- **Input rows**

········

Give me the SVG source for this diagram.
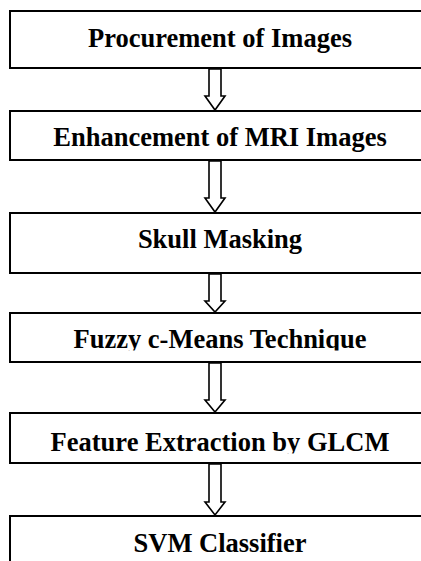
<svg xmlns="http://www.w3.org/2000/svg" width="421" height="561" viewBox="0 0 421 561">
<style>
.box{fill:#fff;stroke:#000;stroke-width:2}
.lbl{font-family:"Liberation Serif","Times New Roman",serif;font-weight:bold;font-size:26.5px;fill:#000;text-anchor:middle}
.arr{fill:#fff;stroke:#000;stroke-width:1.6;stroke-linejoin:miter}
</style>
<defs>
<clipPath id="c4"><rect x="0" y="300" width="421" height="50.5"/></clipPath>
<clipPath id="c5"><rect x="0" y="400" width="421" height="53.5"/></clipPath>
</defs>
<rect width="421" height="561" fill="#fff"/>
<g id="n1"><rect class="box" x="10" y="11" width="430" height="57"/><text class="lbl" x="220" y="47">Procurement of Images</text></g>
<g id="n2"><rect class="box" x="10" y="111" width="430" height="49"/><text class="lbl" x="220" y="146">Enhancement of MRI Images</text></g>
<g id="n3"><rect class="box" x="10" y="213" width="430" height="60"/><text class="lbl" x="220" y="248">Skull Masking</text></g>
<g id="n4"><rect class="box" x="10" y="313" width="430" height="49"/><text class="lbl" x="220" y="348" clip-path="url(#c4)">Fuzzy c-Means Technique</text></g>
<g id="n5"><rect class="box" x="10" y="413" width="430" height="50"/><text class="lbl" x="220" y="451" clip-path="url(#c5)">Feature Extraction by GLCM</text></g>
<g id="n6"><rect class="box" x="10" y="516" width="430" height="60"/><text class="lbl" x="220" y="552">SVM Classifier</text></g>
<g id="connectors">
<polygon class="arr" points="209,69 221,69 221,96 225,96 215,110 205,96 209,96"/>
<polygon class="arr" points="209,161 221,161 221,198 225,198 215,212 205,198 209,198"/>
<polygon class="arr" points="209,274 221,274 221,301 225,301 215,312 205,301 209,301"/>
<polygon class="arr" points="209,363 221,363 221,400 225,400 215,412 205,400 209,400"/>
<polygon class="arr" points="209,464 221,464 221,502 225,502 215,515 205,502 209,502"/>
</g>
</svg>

········

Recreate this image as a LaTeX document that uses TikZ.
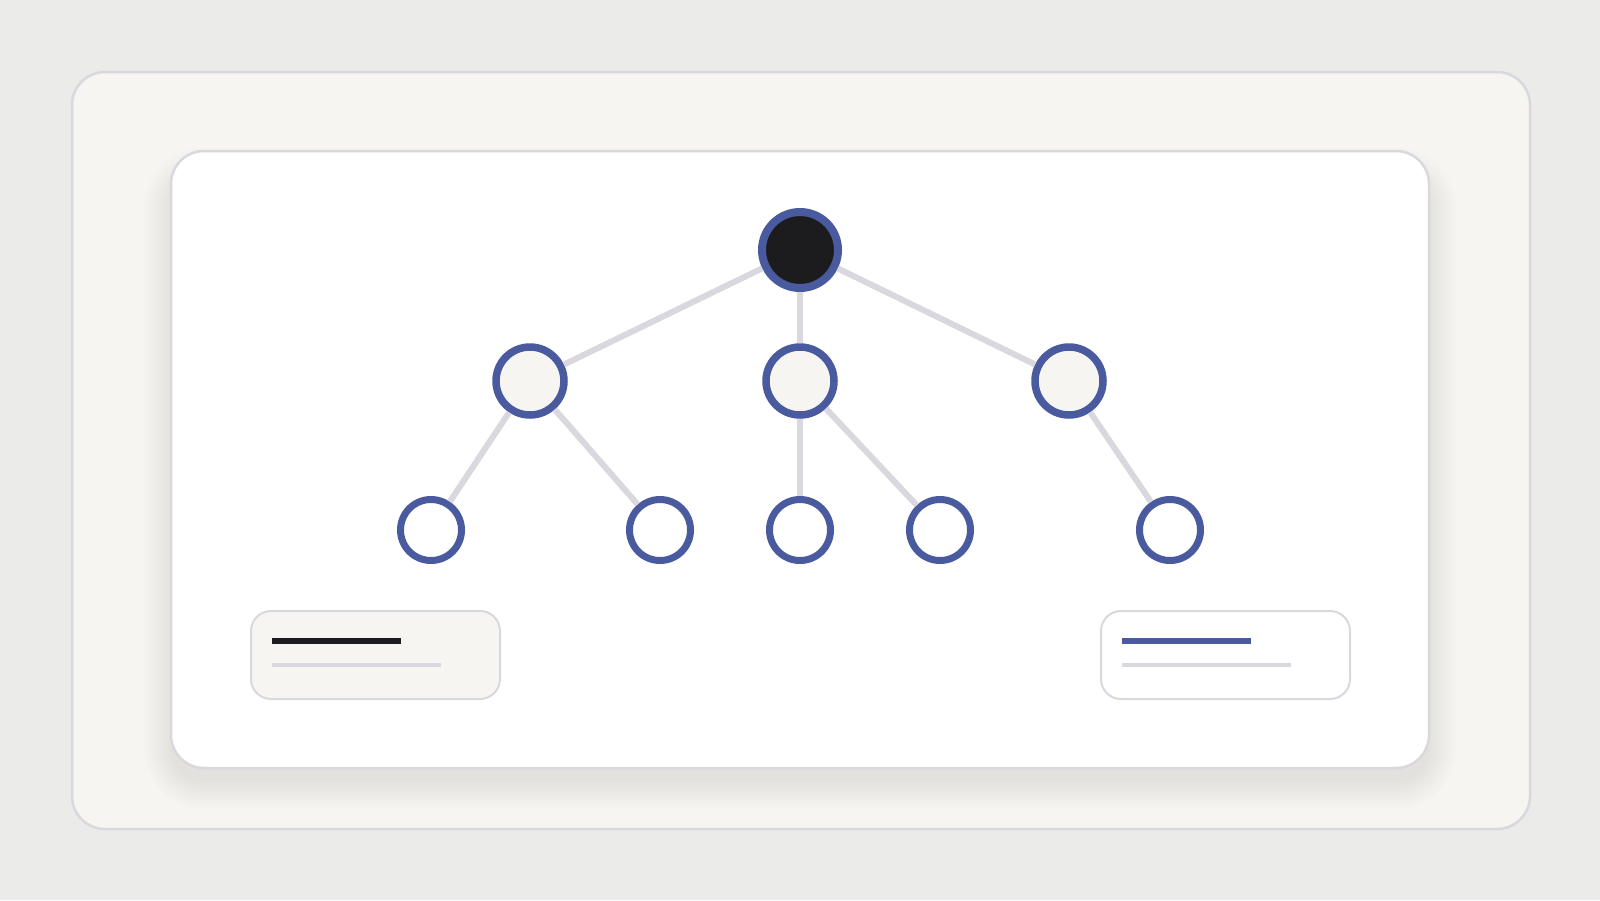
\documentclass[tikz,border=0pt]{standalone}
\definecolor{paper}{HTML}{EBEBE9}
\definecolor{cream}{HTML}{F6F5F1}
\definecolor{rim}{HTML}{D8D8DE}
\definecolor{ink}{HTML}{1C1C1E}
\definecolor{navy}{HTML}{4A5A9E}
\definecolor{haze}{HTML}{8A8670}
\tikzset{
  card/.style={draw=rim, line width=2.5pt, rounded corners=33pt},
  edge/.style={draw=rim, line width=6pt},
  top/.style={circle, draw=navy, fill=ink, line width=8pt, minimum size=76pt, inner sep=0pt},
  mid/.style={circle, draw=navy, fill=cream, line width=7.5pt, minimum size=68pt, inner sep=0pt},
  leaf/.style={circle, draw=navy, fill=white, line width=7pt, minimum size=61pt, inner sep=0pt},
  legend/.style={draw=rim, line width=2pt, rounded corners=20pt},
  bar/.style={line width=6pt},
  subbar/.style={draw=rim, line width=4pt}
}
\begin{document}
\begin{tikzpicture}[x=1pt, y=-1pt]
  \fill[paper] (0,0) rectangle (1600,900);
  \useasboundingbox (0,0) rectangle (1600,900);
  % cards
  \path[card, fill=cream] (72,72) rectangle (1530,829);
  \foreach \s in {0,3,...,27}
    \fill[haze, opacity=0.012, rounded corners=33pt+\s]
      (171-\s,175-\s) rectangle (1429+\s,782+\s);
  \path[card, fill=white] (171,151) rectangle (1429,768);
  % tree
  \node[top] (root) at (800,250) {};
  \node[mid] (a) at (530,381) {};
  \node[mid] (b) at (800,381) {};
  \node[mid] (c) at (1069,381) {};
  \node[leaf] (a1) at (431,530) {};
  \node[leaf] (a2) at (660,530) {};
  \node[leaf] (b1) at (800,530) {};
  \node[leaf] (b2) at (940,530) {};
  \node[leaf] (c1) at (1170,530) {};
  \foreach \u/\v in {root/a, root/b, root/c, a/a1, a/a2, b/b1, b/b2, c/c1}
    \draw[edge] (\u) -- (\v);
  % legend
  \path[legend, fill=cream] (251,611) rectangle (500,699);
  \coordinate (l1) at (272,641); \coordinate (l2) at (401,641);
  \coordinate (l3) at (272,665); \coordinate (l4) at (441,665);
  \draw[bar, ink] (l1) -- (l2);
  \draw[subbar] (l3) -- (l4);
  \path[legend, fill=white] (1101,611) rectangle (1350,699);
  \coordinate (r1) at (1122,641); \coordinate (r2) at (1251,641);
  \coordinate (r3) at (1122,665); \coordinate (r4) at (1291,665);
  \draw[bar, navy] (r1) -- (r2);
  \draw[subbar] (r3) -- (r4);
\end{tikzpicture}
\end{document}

········

- **Task description**
Which lines contain the word "this"? Return each of them.

- **Response**
Give me the SVG source for this diagram.
Recreate this image as a LaTeX document that uses TikZ.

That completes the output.